Ginnie Mae Issuance By Market Share
Source: Inside Mortgage Finance and FBR Research



However, this housing industry transformation presents challenges to many institutions, including Ginnie Mae. Though some aspects of the transformation are far from clear, one thing has become clear: large commercial banks have retreated from home lending and servicing.

 
The Retreat of Commercial Banks
 
The Retreat of Commercial Banks

Source: Company documents and Inside Mortgage Finance


In the early stages of the financial crisis, many envisioned a future state in which mortgage lending would be heavily regulated, tying it more directly to traditional commercial banking institutions. Instead, banks weighed the costs and benefits of housing finance and determined that housing finance was too risky and that less exposure was the better course for their institutions. Three factors can be considered as primary drivers of the post-crisis retreat of banks:

  • The impending imposition of capital standards (via the Basel III standard) that could have the effect of penalizing the ownership of Master Servicing Rights.
  • A recognition that the servicing organizations that banks had constructed over time were inadequate to the current era of high numbers of defaulted loans and more onerous regulatory standards. And additionally, an accompanying unwillingness to invest in the re-engineering that would be necessary to change this.
  • The incurrence of enormous retroactive costs, in the form of settlements and penalties that have made mortgage servicing appear to be a much more challenging and economically uncertain business line than had been believed to be the case.

This retreat of commercial banks has led to what we are calling an “Era of Transformation” in which non-depository institutions -- many of them relatively new -- and with more complex financial and operational structures, are stepping in to fill the void created by the commercial banks’ retreat. The result is a dramatically different operating environment, an environment the Ginnie Mae program was not designed to support. To continue to meet its mission, Ginnie Mae must take steps to address the utility and relevance of the MBS program in this changing environment.

In our recent white paper, An Era of Transformation, we examine how we will manage and adapt to the rapid, substantial increase in the presence of non-depository institutions. This paper sets forth Ginnie Mae’s approach to effectively managing these new institutions, through the development of five Strategic Views that explain Ginnie Mae’s focus, in terms of both the perspectives that will drive its actions and the specific initiatives that will shape its future.

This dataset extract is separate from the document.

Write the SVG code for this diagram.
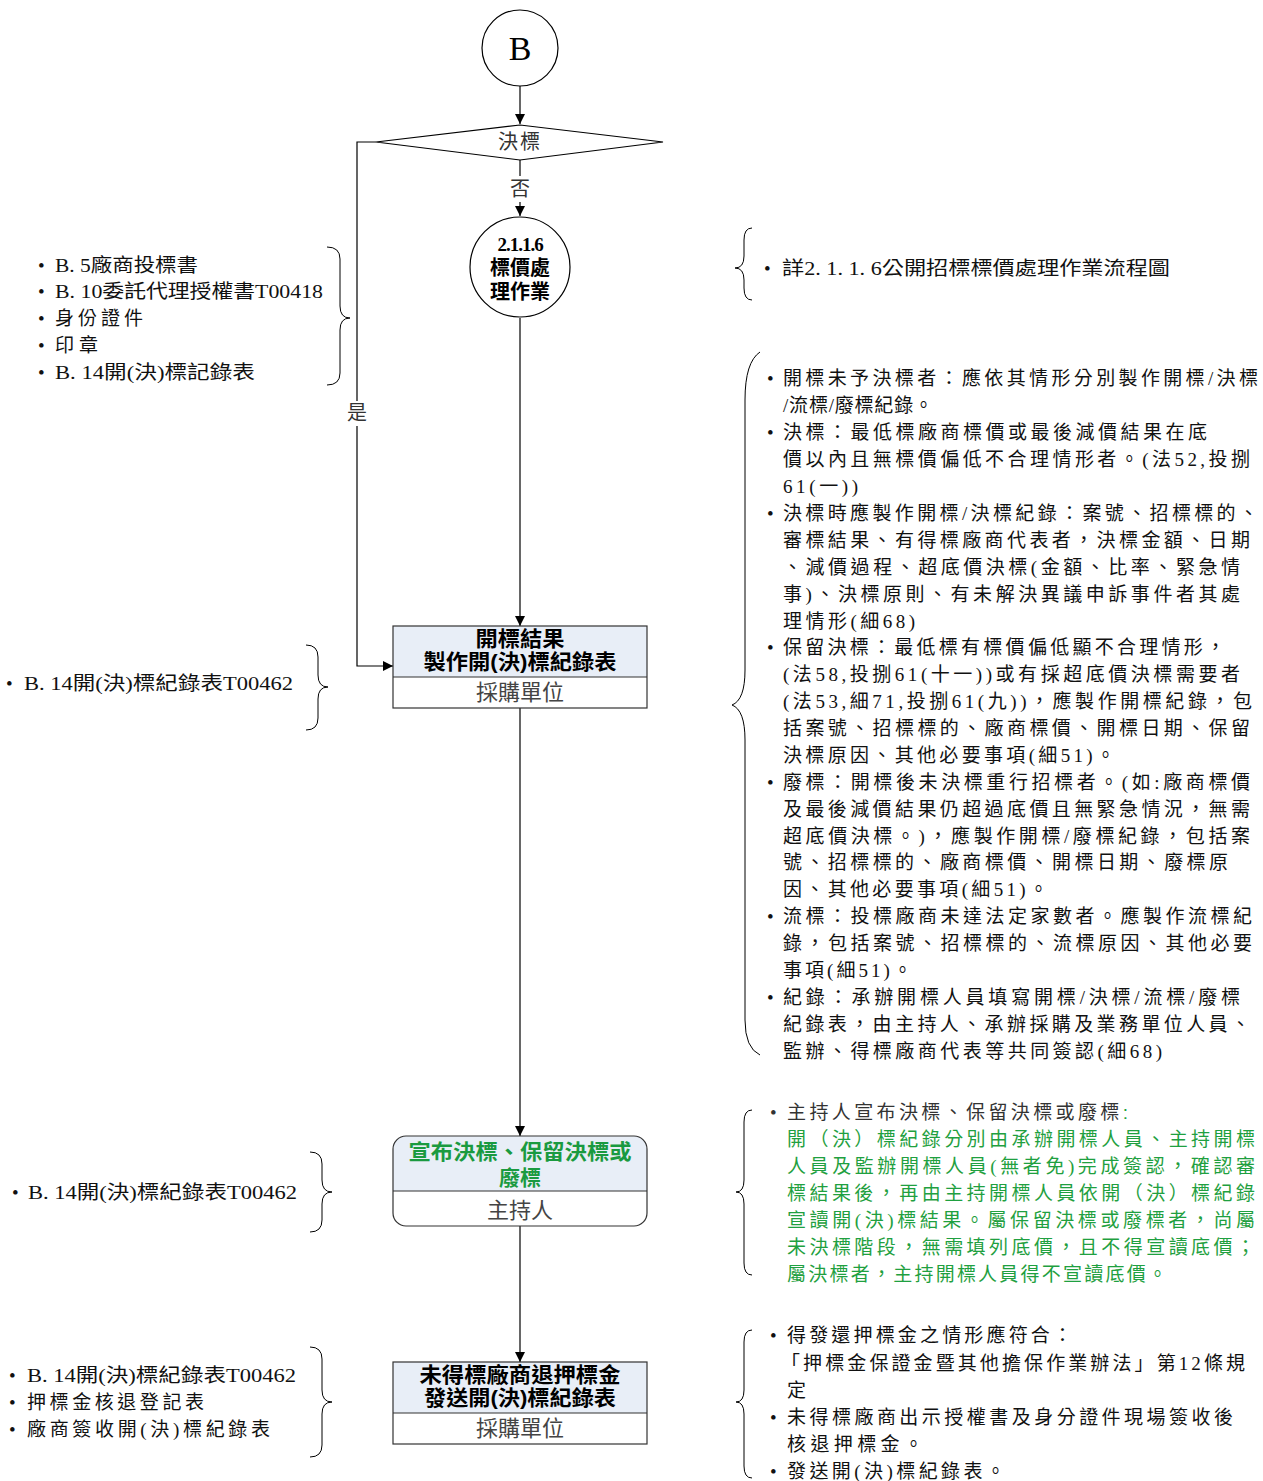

Strategic View I- Policymakers must give proper weight to the preservation of residential mortgage servicing as an economically viable activity, and mortgage servicing rights (MSRs) as an attractive asset class.

Strategic View II- Ginnie Mae will modify its MBS program to support the evolving residential finance marketplace, including the rise non-depository lenders, and broaden access to its program through non-traditional structures.

Strategic View III- To meet the changing risk profile of this transformation, Ginnie Mae will upgrade its ability to assess and promote the financial and operating capability of its issuers, with a focus on liquidity, MSR valuations, and information-driven operational benchmarks.

Strategic View IV- Ginnie Mae’s strategic efforts will focus on providing for market liquidity, with an emphasis on providing liquidity in servicing–related activities and the marketplace for mortgage servicing rights.

Strategic View V- To preserve the integrity and sound administration of its MBS program, Ginnie Mae will act assertively to maintain program compliance, and – in cases of issuer failure – will seek to relocate MSR portfolios to alternative approved.

By balancing the modification of the MBS program and securitization platform to meet changing conditions and maintaining the key principles and features that have contributed to its long-term success, Ginnie Mae will assure that its contribution to the health of the U.S. housing finance market will continue for many years to come.